The 2021 Washington legislative session saw the Legislature work to center policy and budget decisions around equity, in a commitment to creating community led change and providing investment in Black and communities of color.
One of these budget decisions was the culmination of collaborative and innovative work by Senator T’wina Nobles (28-Fircrest) and Representation Jesse Johnson (30-Federal Way) to create and fund a workgroup to reduce racial disparities in Washington homeownership rates.
“For decades, structural racism prevented many Black and African American Washingtonians from buying homes. This legacy of discrimination in housing leads to the racial wealth gap, or the fact that the average white household net worth is 10 times that of a Black family,” notes Senator Nobles. “This growing racial wealth gap, the difference in asset ownership between Black and White households, combined with rising economic inequality, continues to drive intergenerational poverty in Black and African American communities. With a continued focus here in Washington on providing new opportunities for homeownership within Black and African American communities, we can begin to turn this around. That is why I am incredibly excited about the workgroup, and the opportunity it gives us to both achieve greater equity and justice for our communities and to root out the legacy of structural racism in homeownership”.
The 2019 American Community Survey, conducted by the Census Bureau, demonstrates the problem clearly. The survey showed the Washington State homeownership rate for white households at 67%, while the ownership rate falls to 45% for Latino households, and only 31% for Black households.
In Tacoma the gap between white and Black household homeownership rates is 31%, in Seattle it’s a gap of 28%, and in Spokane it’s 22%.

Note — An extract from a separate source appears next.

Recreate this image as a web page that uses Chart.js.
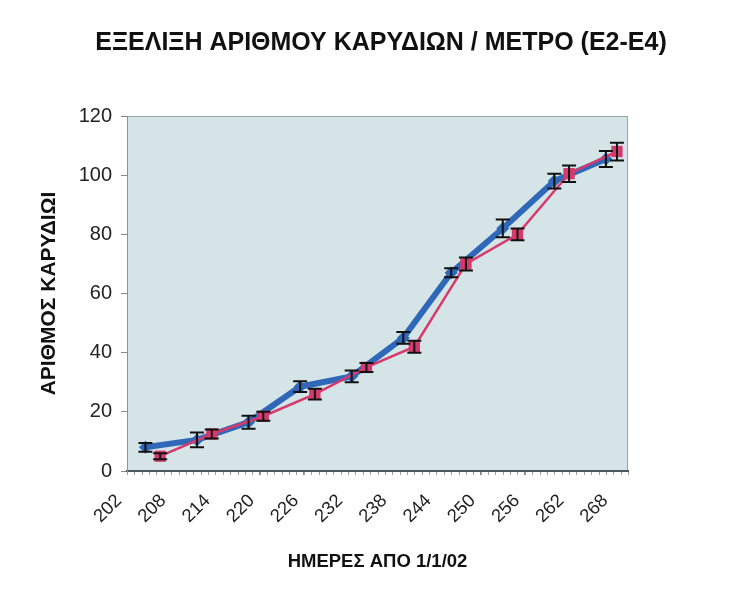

This disparity is something that Habitat for Humanity is committed to reducing. Over the last 12 years more than 60% of Habitat homebuyers in Pierce and King Counties have been households of color, with more than 30% of buyers being Black households. But Habitat is just a part of the solution, and the long term wealth gaps these disparities have created continue to harm communities
The state-funded workgroup consists of state agencies, local government, housing and lending experts, and organizations serving Black, indigenous, and communities of color. These stakeholders will work over the next year to develop budgetary, administrative policy, and legislative recommendations to reduce racial disparities in homeownership. This will be an intense process, with the final report due by August of 2022. Tacoma Habitat is looking forward to working with this diverse group to put recommendations in action because there is no better time than now to remedy the wrongs of the past.